Firstly, Ned Thomas and Dewi Huw Owen will present the fruits of their labours in the Project they have been undertaking for the Coleg Cymraeg Cenedlaethol to compile an online catalogue of translations into Welsh in the Arts, the Humanities and the Social Sciences. The catalogue is now available on Y Porth, the website of the Coleg Cymraeg Cenedlaethol, and it is filled with the initial collected items found during their research.

There are over 550 different items already included in the catalogue, and amongst them more than 30 languages are to be seen. The works collected are very varied. The catalogue contains Maniffesto’r Blaid Gomiwnyddol (Marx and Engels, trans. W.J. Rees), Y Wladwriaeth (Plato, trans. D. Emrys Evans), Gweledigaethau Dante, sef La Divina Commedia (Dante, trans. Daniel Rees), the three Hamlets of the Welsh language, works by Tolstoy, Turgenev, Chekhov and other great figures of Russian literature, and various Documents of International Law, to name but a few of them.

The detailed nature of the catalogue has already inspired many further projects, including a research paper by Dewi Huw Owen and Roger Owen, TFTS, ‘Tri Hamlet y Gymraeg’ [The Three Hamlets of the Welsh Language], that has been presented in Wales and in Paris. In addition, the catalogue was the starting point for a fantastic performance of Arzel Even’s (Jan Piette, once of Aberystwyth University) translation of Roparz Hemon’s Breton play, ‘Carnifal’ by students from Aberystwyth at the National Eisteddfod last year. Also, through the compiling of the catalogue, some translations of important theory texts have been digitised, namely the Be’ Ddywedodd ...? series, and these are now also available on Y Porth.

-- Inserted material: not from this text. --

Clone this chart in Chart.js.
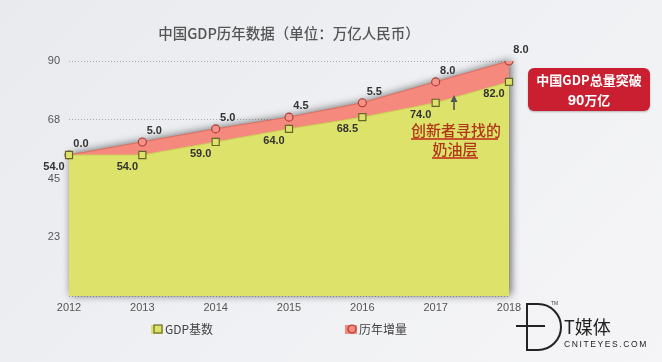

The methodologies of research, the nature of the texts, and the user-friendliness of the catalogue will all be discussed in the talk on Friday. The catalogue can be accessed by clicking on the following link: https://www.porth.ac.uk/cyfieithiadau/

Following on from the talk, a number of academics and translators will be invited to take part in a round table discussion on the topic of commissioning new translations into Welsh. Many aspects will be discussed, such as which academic fields, which thinkers, and which selections should next be translated into Welsh, in the light of the evidence of the catalogue, and the first-hand experience of these academics working in the field of Welsh teaching and scholarship. You are also invited to take part in this important discussion. Works by which great world thinkers, and which articles and publications, should be translated into Welsh? Who would you place on the top of the list of selections? Бахти́н, Barthes, Baudrillard, de Beauvoir, Bourdieu, Benjamin, Derrida, Said, Fanon, Foucault, Gramsci, or someone else entirely?

The talk and the discussion both promise to make for a lively and exciting event, so call by, everyone, at Aberystwyth University’s stall on Friday the 8th of August at 10:30am.